Incentivize federal agencies and laboratories to work with start-ups.

  • Congress should provide DOE OTT a budget line outside department administration and increase funding to laboratory technology transfer offices. Most of the labs today are funded out of overhead, which imposes strict limits. With greater resources, these offices would be able to more actively evaluate whether technologies are ready for commercialization, and market them to start-ups.
  • Congress should authorize entrepreneurial-leave programs for federal experts in agencies and laboratories. These programs allow government employees to explore entrepreneurship without giving up their positions for a fixed period of time. Entrepreneurial leave reduces the risk of taking the leap into a start-up by providing job security. These programs would build on experiences from the ESTT program at Sandia National Laboratory, among others.
  • Congress should authorize the Energy I-Corps program, which connects laboratory researchers with industry mentors, to also involve experienced climate-tech entrepreneurs.
  • DOE should incorporate metrics on technology transfer in the national labs’ PEMPs that capture collaboration with start-ups. These metrics should include measures of both codified knowledge transfer, such as licensing to start-ups and co-development contracts, and tacit knowledge transfer, such as the number and frequency of informal interactions with start-ups. ITIF and others have previously recommended similar improvements to these metrics.[51]

Improve coordination between federal agencies, laboratories, and other entities in support of climate-tech start-ups.

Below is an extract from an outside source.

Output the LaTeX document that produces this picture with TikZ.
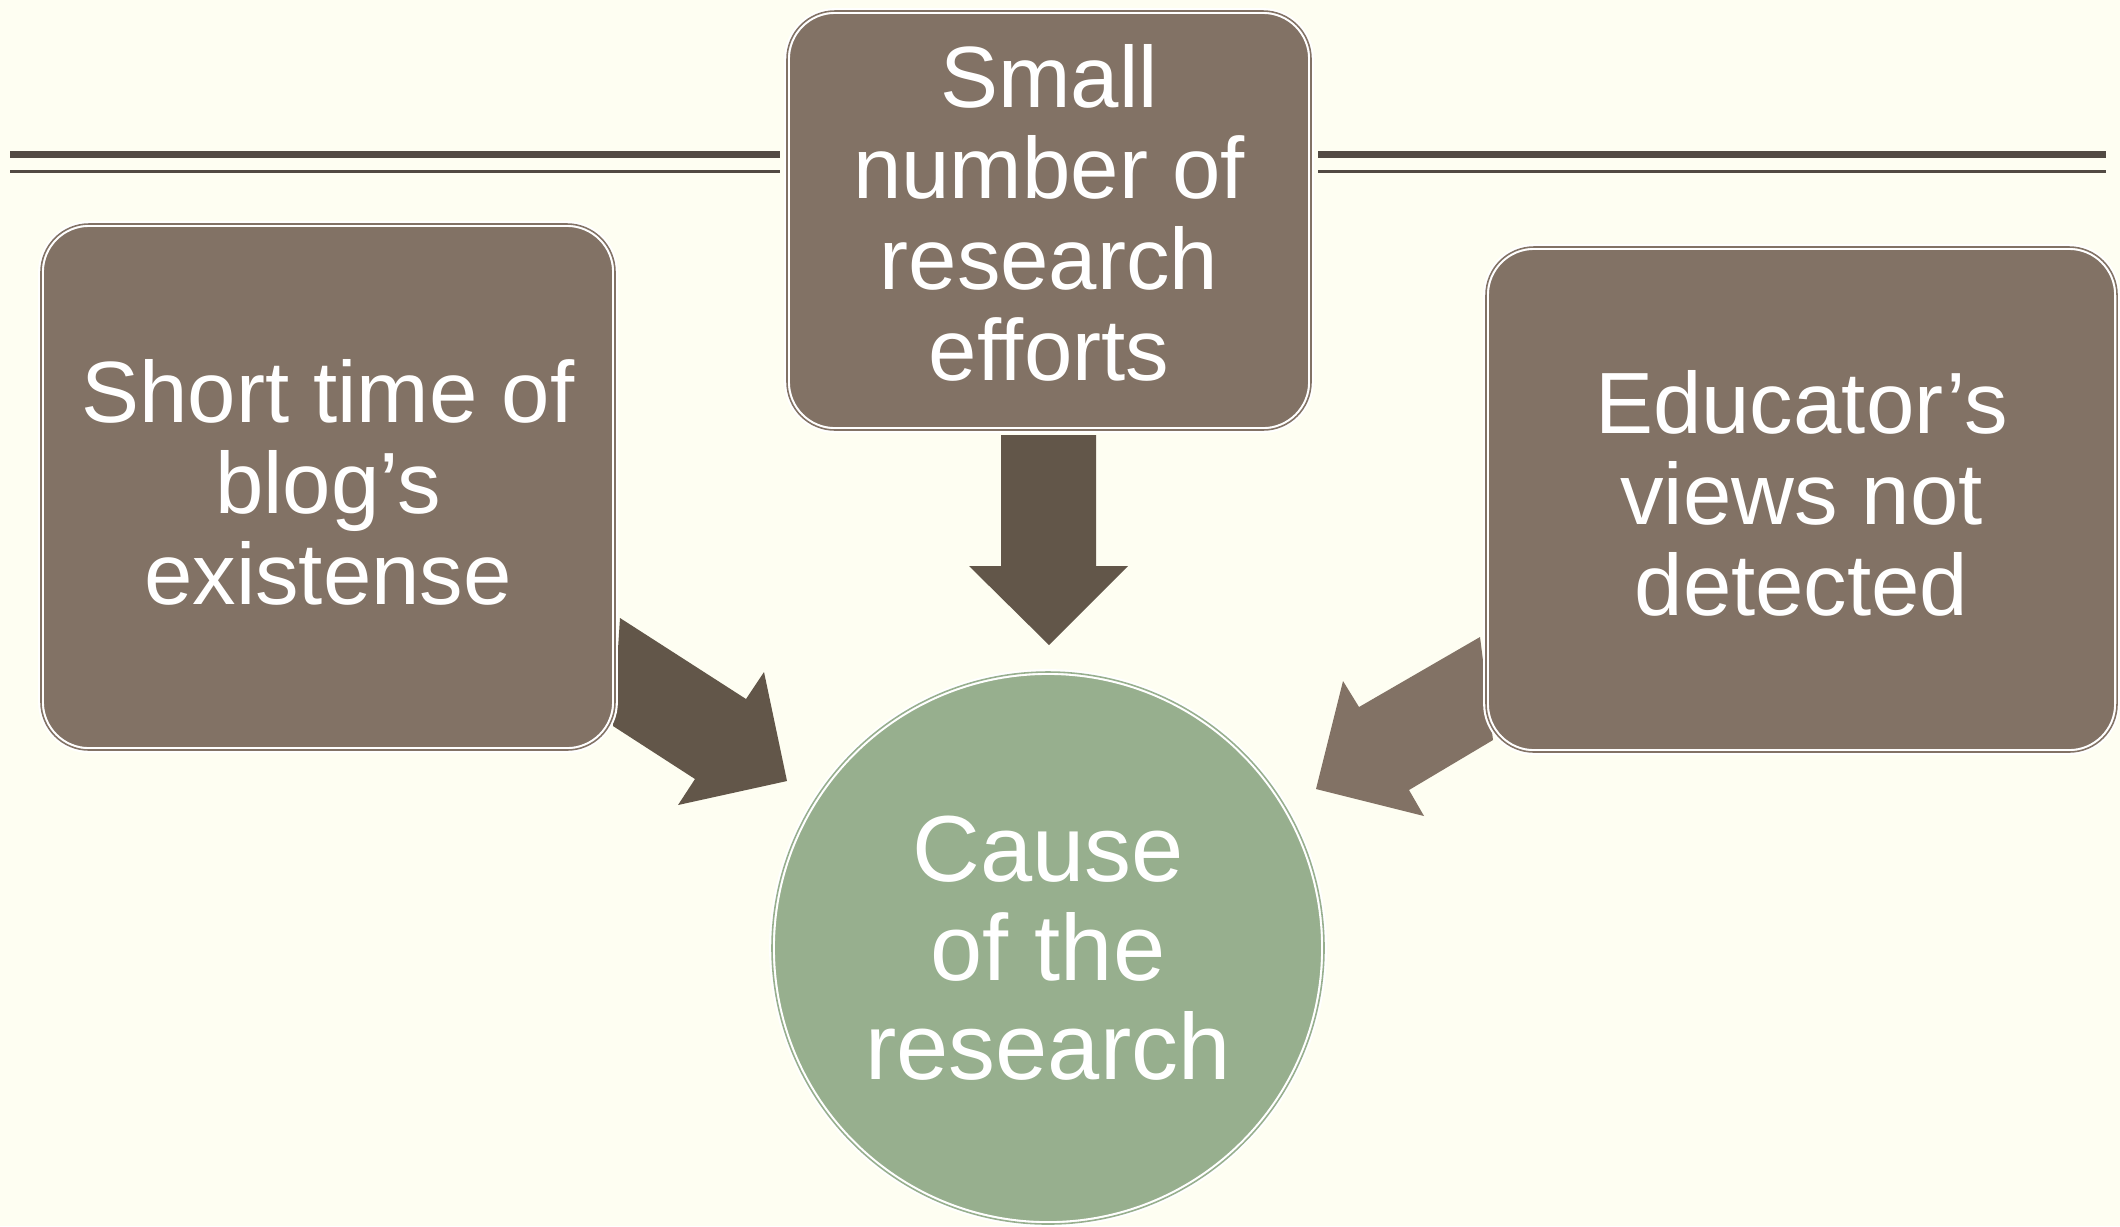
\documentclass[tikz,border=0pt]{standalone}
\usepackage{fontspec}
\setmainfont{Liberation Sans}
\definecolor{bgcol}{HTML}{FEFEF2}
\definecolor{boxcol}{HTML}{827265}
\definecolor{arrdark}{HTML}{625649}
\definecolor{circcol}{HTML}{97AF8E}
\definecolor{linecol}{HTML}{524A43}
\tikzset{
  boxnode/.style={rectangle, rounded corners=0.48cm, fill=boxcol, draw=white, double=boxcol,
    line width=0.6pt, double distance=0.45pt, inner sep=0pt, outer sep=0pt},
  circnode/.style={circle, fill=circcol, draw=white, double=circcol,
    line width=0.6pt, double distance=0.45pt, inner sep=0pt, outer sep=0pt},
  boxtext/.style={inner sep=0pt, text=white, align=center, font=\fontsize{24.75pt}{25.9pt}\selectfont},
  circtext/.style={inner sep=0pt, text=white, align=center, font=\fontsize{26.7pt}{28.2pt}\selectfont},
  thickrule/.style={draw=linecol, line width=0.075cm},
  thinrule/.style={draw=linecol, line width=0.03cm},
}
\begin{document}
\begin{tikzpicture}
\useasboundingbox (0,0) rectangle (21.2,-12.26);
\fill[bgcol] (0,0) rectangle (21.2,-12.26);
% horizontal rules
\draw[thickrule] (0.10,-1.545) -- (7.80,-1.545);
\draw[thinrule] (0.10,-1.715) -- (7.80,-1.715);
\draw[thickrule] (13.18,-1.545) -- (21.06,-1.545);
\draw[thinrule] (13.18,-1.715) -- (21.06,-1.715);
% block arrows
\fill[arrdark] (6.20,-6.18) -- (7.46,-6.99) -- (7.64,-6.72) -- (7.87,-7.81) -- (6.78,-8.05) -- (6.95,-7.79) -- (6.13,-7.26) -- cycle;
\fill[arrdark] (10.01,-4.35) -- (10.96,-4.35) -- (10.96,-5.66) -- (11.28,-5.66) -- (10.49,-6.45) -- (9.69,-5.66) -- (10.01,-5.66) -- cycle;
\fill[boxcol] (14.80,-6.37) -- (13.59,-7.07) -- (13.43,-6.81) -- (13.16,-7.89) -- (14.24,-8.16) -- (14.09,-7.90) -- (14.93,-7.40) -- cycle;
% boxes
\node[boxnode, minimum width=5.74cm, minimum height=5.26cm] (short) at (3.28,-4.87) {};
\node[boxnode, minimum width=5.24cm, minimum height=4.19cm] (small) at (10.49,-2.205) {};
\node[boxnode, minimum width=6.31cm, minimum height=5.05cm] (edu) at (18.015,-4.995) {};
\node[circnode, minimum size=5.52cm] (cause) at (10.48,-9.48) {};
% texts
\node[boxtext] (shorttext) at ([yshift=0.05cm]short.center) {Short time of\\blog’s\\existense};
\node[boxtext] (smalltext) at ([yshift=0.08cm]small.center) {Small\\number of\\research\\efforts};
\node[boxtext] (edutext) at ([yshift=0.06cm]edu.center) {Educator’s\\views not\\detected};
\node[circtext] (causetext) at (cause.center) {Cause\\of the\\research};
\end{tikzpicture}
\end{document}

  • The National Science and Technology Council, under the White House Office of Science and Technology Policy, should lead an interagency effort to develop a repository of collaboration opportunities across major federal R&D agencies that is targeted to climate-tech start-ups. The repository should be made available through an online portal, which could be housed and managed by DOE or the Small Business Administration.
  • Technology transfer offices of federal agencies should encourage laboratories, federal research facilities, and regional offices to maintain active relationships with regional economic development agencies, incubators, and nonprofit industry networks that work with clean energy start-ups. For instance, technology-transfer offices can invite regional entities to participate in federal convenings focused on technology transfer, or represent their agencies in regional innovation convenings. When federal programs engage with regional innovation ecosystems, they can become more relevant to economic advancement and develop a larger network of start-ups across the United States.[52]
  • Congress should establish a nonprofit Energy Technology Commercialization Foundation to would work closely with the DOE and entrepreneurs to help bring clean energy technologies to market. By catalyzing its connections with DOE, entrepreneurs, regional partners, and incubators, this foundation would foster collaborations among start-ups and federal entities.[53]

Conclusions

Climate-tech start-up collaborations with the federal government are an opportunity to accelerate clean energy innovation, bridge the gap between RD&D and deployment, meet climate goals, and enhance U.S. competitiveness in emerging global industries. The federal government’s research expertise, technology assets, and experimental facilities can be highly beneficial for resource-constrained start-ups. 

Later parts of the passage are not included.